The professional R&B group The Dramatics are amongst the victims. Algee Smith deserves praise for his performance as the lead singer Larry Reed, as does the English actor Will Poulter for his delivery of the Philip Krauss, the most sadistic and leading figure amongst the police officers. Violence is neither sanatised nor fetishised. Visuals are accurate yet not constructed in order to give you an adrenaline rush, but instead in order to make your eyes wet. You will feel anger and pain as the young and innocent Black Americans are subjected to all sorts of torture, ranging from death threats to beatings ahoy. The two white females are treated as prostitutes, as Philip assumes that these are the only kind of white women who would mingle with Afro-Americans.

Impunity is also a central topic. Philip Krauss and his chums (which includes a Black officer, pictured above) were acquitted of all of their crimes, in what most people nowadays perceive as a gross miscarriage of justice. The trial, which is also recreated in the end of the movie, focuses on the criminal history of the Blacks, in a sheer and blatant perversion of the American judiciary. Blacks are always to blame for whatever happens to them, whoever absurd this may be.

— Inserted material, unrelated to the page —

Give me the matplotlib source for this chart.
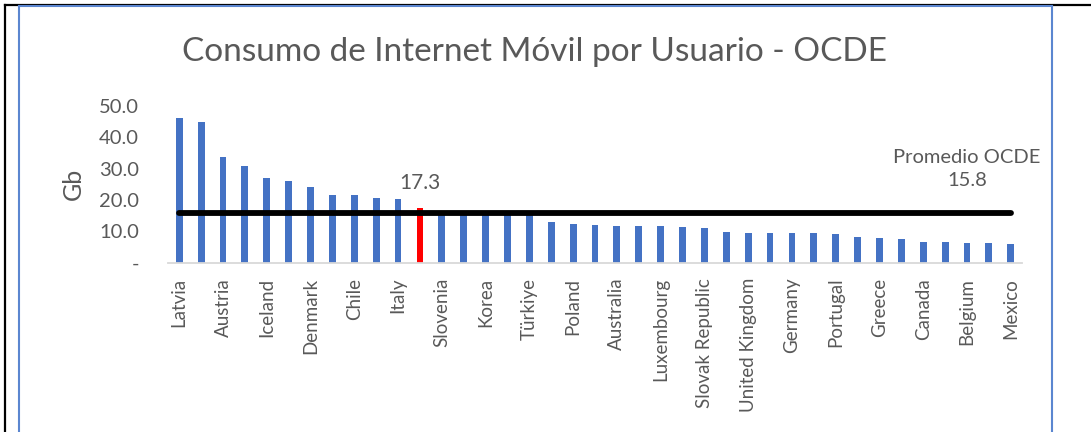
#!/usr/bin/env python3
"""
Consumo de Internet Móvil por Usuario - OCDE
Gráfico de barras con la línea del promedio OCDE.
"""

import matplotlib
matplotlib.use('Agg')
import matplotlib.pyplot as plt
from matplotlib.lines import Line2D

# ============ datos ============
countries = [
    'Latvia', 'Finland', 'Austria', 'Lithuania', 'Iceland', 'Estonia',
    'Denmark', 'Sweden', 'Chile', 'Japan', 'Italy', 'Argentina',
    'Slovenia', 'Israel', 'Korea', 'France', 'Türkiye', 'United States',
    'Poland', 'Ireland', 'Australia', 'Netherlands', 'Luxembourg',
    'Switzerland', 'Slovak Republic', 'Norway', 'United Kingdom',
    'Czech Republic', 'Germany', 'New Zealand', 'Portugal', 'Hungary',
    'Greece', 'Spain', 'Canada', 'Costa Rica', 'Belgium', 'Colombia',
    'Mexico',
]
gb_per_user = [
    46.3, 44.8, 33.6, 30.7, 26.9, 26.0,
    24.1, 21.6, 21.6, 20.6, 20.3, 17.3,
    16.4, 16.2, 16.0, 15.8, 15.6, 12.8,
    12.3, 12.1, 11.7, 11.6, 11.6,
    11.3, 11.1, 9.6, 9.4,
    9.4, 9.3, 9.3, 9.1, 8.1,
    7.9, 7.4, 6.7, 6.5, 6.3, 6.2,
    5.9,
]
highlight = 'Argentina'
oecd_avg = 15.8
y_ticks = [0, 10, 20, 30, 40, 50]
y_labels = ['-', '10.0', '20.0', '30.0', '40.0', '50.0']

# ============ estilo ============
W, H = 1091, 432
BLUE = '#4472C4'
RED = '#FF0000'
GREY = '#595959'
plt.rcParams['font.family'] = ['Lato', 'DejaVu Sans']


def px(x, y):
    """píxeles (desde arriba a la izquierda) -> fracción de figura"""
    return x / W, 1 - y / H


fig = plt.figure(figsize=(W / 100, H / 100), dpi=100)

# marco exterior (negro) y marco del gráfico (azul)
fig.add_artist(Line2D([px(5, 0)[0], px(5, 0)[0]], [0, px(0, 5)[1]],
                      color='black', lw=1.6))
fig.add_artist(Line2D([px(5, 0)[0], 1], [px(0, 5)[1], px(0, 5)[1]],
                      color='black', lw=1.6))
for xx in (18.5, 1051.5):
    fig.add_artist(Line2D([xx / W, xx / W], [0, px(0, 6)[1]],
                          color='#5B86D0', lw=1.5))
fig.add_artist(Line2D([18.5 / W, 1051.5 / W], [px(0, 6)[1], px(0, 6)[1]],
                      color='#5B86D0', lw=1.5))

# ejes
left, right = 168.3, 1021.7
top, bottom = 106, 262.5
ax = fig.add_axes([left / W, 1 - bottom / H, (right - left) / W, (bottom - top) / H])

x = list(range(len(countries)))
colors = [RED if c == highlight else BLUE for c in countries]
ax.bar(x, gb_per_user, width=0.31, color=colors, zorder=2)

# línea del promedio
ax.plot([x[0], x[-1]], [oecd_avg, oecd_avg], color='black', lw=4.2,
        solid_capstyle='round', zorder=3)

# etiqueta de la barra destacada
hi = countries.index(highlight)
ax.annotate(f'{gb_per_user[hi]:.1f}', (hi, gb_per_user[hi]),
            xytext=(0, 11), textcoords='offset points',
            ha='center', va='bottom', fontsize=15, color=GREY)
ax.annotate(f'Promedio OCDE\n{oecd_avg:.1f}', (36.0, oecd_avg),
            xytext=(0, 17), textcoords='offset points',
            ha='center', va='bottom', fontsize=14.5, color=GREY,
            linespacing=1.45)

ax.set_xlim(-0.5, len(countries) - 0.5)
ax.set_ylim(0, 50)
ax.set_xticks(x[::2])
ax.set_xticklabels(countries[::2], rotation=90, fontsize=13.5, color=GREY)
ax.set_yticks(y_ticks)
ax.set_yticklabels(y_labels, fontsize=14.5, color=GREY)
ax.tick_params(axis='both', length=0)
ax.tick_params(axis='x', pad=11)
ax.tick_params(axis='y', pad=21)
ax.set_ylabel('Gb', fontsize=18, color=GREY, labelpad=10)

for side in ('top', 'right', 'left'):
    ax.spines[side].set_visible(False)
ax.spines['bottom'].set_color('#D9D9D9')
ax.spines['bottom'].set_linewidth(1.3)

fig.text(px(534, 0)[0], px(0, 52)[1], 'Consumo de Internet Móvil por Usuario - OCDE',
         ha='center', va='center', fontsize=24, color=GREY)

fig.savefig('out.png', dpi=100)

You don’t need to know anything about American history and the Civil Rights Movement in order to engage with Detroit. This is one of those films so powerful and universal that all you need is a scintilla of humanity in order to sympathise with the victims. This is also a film you won’t forget too easily.

Detroit is out in cinemas across the UK on Friday, August 25th (2017). It’s out on BFI Player and all major VoD platforms in the second week of January (2018). It’s on Netflix on February 25th (2021). On Amazon Prime on September 4th (2021).